All the creation and deletion events are logged by the system as change events, and utilization and other data is emitted as well as part of normal network operations. Every step of the process provided auditable logs for review and forensics.
The Benefits
Looking at this process through a MITRE ATT&CK lens, we can see that it disrupts many of the TTPs common to breaches, and some of the more intractable ones in concert with the rest of the environment. A recurring issue in breaches is the use of valid credentials. Whether devices are lost or stolen with information on them, passwords are reused, or are successfully phished, once a malicious actor has those credentials, a great deal of damage can be done. The Continental Pipeline breach was of this sort, to the best of public knowledge. However, even having full control of a system in this state is meaningless if the connectivity itself is ephemeral and tied to additional business rules. While it may not block 100% of risk, it can significantly reduce the blast radius of the worst compromises; full control of a privileged user. When one deploys this sort of network, it is simple to only allow the inbound traffic to ssh or other management and administrative ports to a few devices, in our case, the Edge Router serving the services described here and our orchestration platform. This disallows techniques like lateral movement, as the devices are not allowed to connect to one another's administrative ports, only a few dedicated devices. This mitigates any presence established on these units and makes reviews much easier. The logs provided by Ziti also allow a fine-grained level of information about who connected to what devices at what time and from where. This makes any forensic investigation much easier, as well as allowing general log spot checking, or long-term storage for potential later investigations simple as well. Many other TTPs are potentially interrupted by this architecture, depending on the design of the rest of the environment.
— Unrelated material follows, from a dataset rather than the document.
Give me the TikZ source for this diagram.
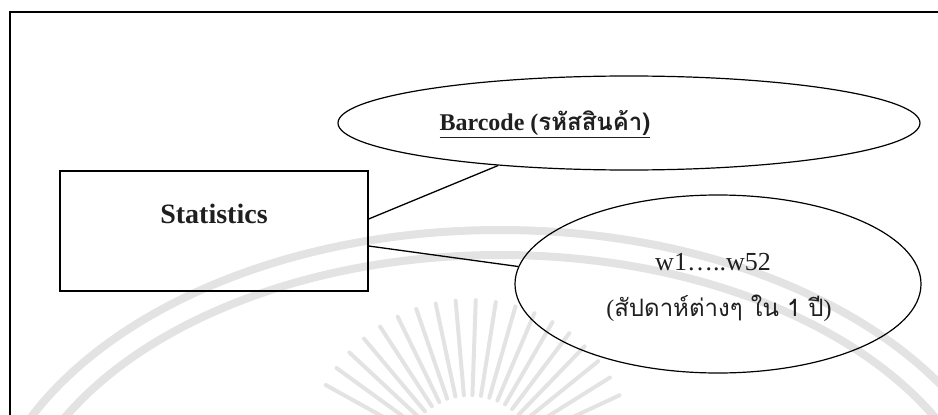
\documentclass[tikz,border=0pt]{standalone}
\usepackage{fontspec}
\setmainfont{Liberation Serif}
\newfontfamily\thaifont[Script=Thai]{Loma}
\usetikzlibrary{shapes.geometric}
\tikzset{
  frameline/.style={draw=black, line width=1.2pt},
  entitybox/.style={draw=black, line width=1.3pt, rectangle, inner sep=0pt,
    minimum width=308pt, minimum height=120pt},
  attrell/.style={draw=black, line width=1.2pt, ellipse, inner sep=0pt},
  link/.style={draw=black, line width=1.3pt},
  lbl/.style={inner sep=0pt, text=black!88},
  wmark/.style={draw=black!11, line cap=round},
}
\begin{document}
\begin{tikzpicture}[x=1pt,y=-1pt]
\useasboundingbox (0,0) rectangle (938,415);
\clip (0,0) rectangle (938,415);
% faint watermark
\draw[wmark, line width=8pt] (500,560) ellipse[x radius=520, y radius=330];
\draw[wmark, line width=8pt] (500,560) ellipse[x radius=492, y radius=305];
\foreach \a in {25,32,...,155}{
  \draw[wmark, line width=4pt] ({470+70*cos(\a)},{465-70*sin(\a)}) -- ({470+165*cos(\a)},{465-165*sin(\a)});
}
% outer frame
\draw[frameline] (10,430) -- (10,12) -- (950,12);
% entity
\node[entitybox] (stat) at (214,231) {};
\node[lbl, font=\fontsize{28}{32}\selectfont\bfseries] (stattxt) at (214,214) {Statistics};
% barcode attribute
\node[attrell, minimum width=582pt, minimum height=94pt] (bc) at (629,123) {};
\node[lbl, font=\fontsize{24}{28}\selectfont\bfseries] (bctxt) at (545,124)
  {\underline{Barcode (\thaifont รหัสสินค้า)}};
% week attribute
\node[attrell, minimum width=406pt, minimum height=178pt] (wk) at (718,284) {};
\node[lbl, font=\fontsize{26}{30}\selectfont] (wktxt1) at (713,262) {w1…..w52};
\node[lbl, font=\fontsize{24}{28}\selectfont] (wktxt2) at (719,308) {(\thaifont สัปดาห์ต่างๆ ใน 1 ปี\rmfamily)};
% connectors
\draw[link] ([yshift=12pt]stat.east) -- (bc.198);
\draw[link] ([yshift=-15pt]stat.east) -- (wk.175);
\end{tikzpicture}
\end{document}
Zero Trust is about the whole, not a single product, and security in layers is still how one achieves it.
Conclusion
This process allows us to provide frictionless access to relevant resources for a support team in real-time while blocking access whenever the business rules don't allow it, dramatically reducing the potential risk of accidental or malicious actions. This example is only that, an example, and while focused on a support ticketing process that we use at NetFoundry, it shows the flexibility of using features and functionality of common software packages, the APIs provided by Ziti (available in both CloudZiti and OpenZiti), and a little software "glue" to implement a very powerful process reducing risk and increasing the security posture. A similar solution could include an additional human check, one could easily envision an operations manager receiving a request from an external contractor for access to a system, and authorizing a period via a mobile app. Or having incident response specialists in a central group or a vendor that are granted network access to a business unit, or specific resources for forensic and other response functions only when driven by an incident, and requested by the responsible incident commander. The logging and other features of the systems provide additional reviewability, especially in situations where end devices may not support full authentication and authorization feature sets, such as many industrial control systems, sensor nodes, or ancillary devices. In a world plagued by security breaches, novel thinking about how we use existing features and functionality can be very powerful in protecting the information assets of people, organizations, and enterprises.
An Easy Experiment
A simple entry point to this sort of just-in-time access is the zrok project. Zrok is a solution built with OpenZiti and its original purpose was to provide an easily consumed solution for ephemeral access. In the short time it has been available, it has already started to grow in some amazing directions, with new features and improvements to the user experience. Available for free, users can set up and run public or private endpoint access to any system, from anywhere, in almost no time at all. Very useful in its own right, zrok also evidences the capabilities of OpenZiti in this space very well, as the base network access is achieved using the available functions of the OpenZiti solution.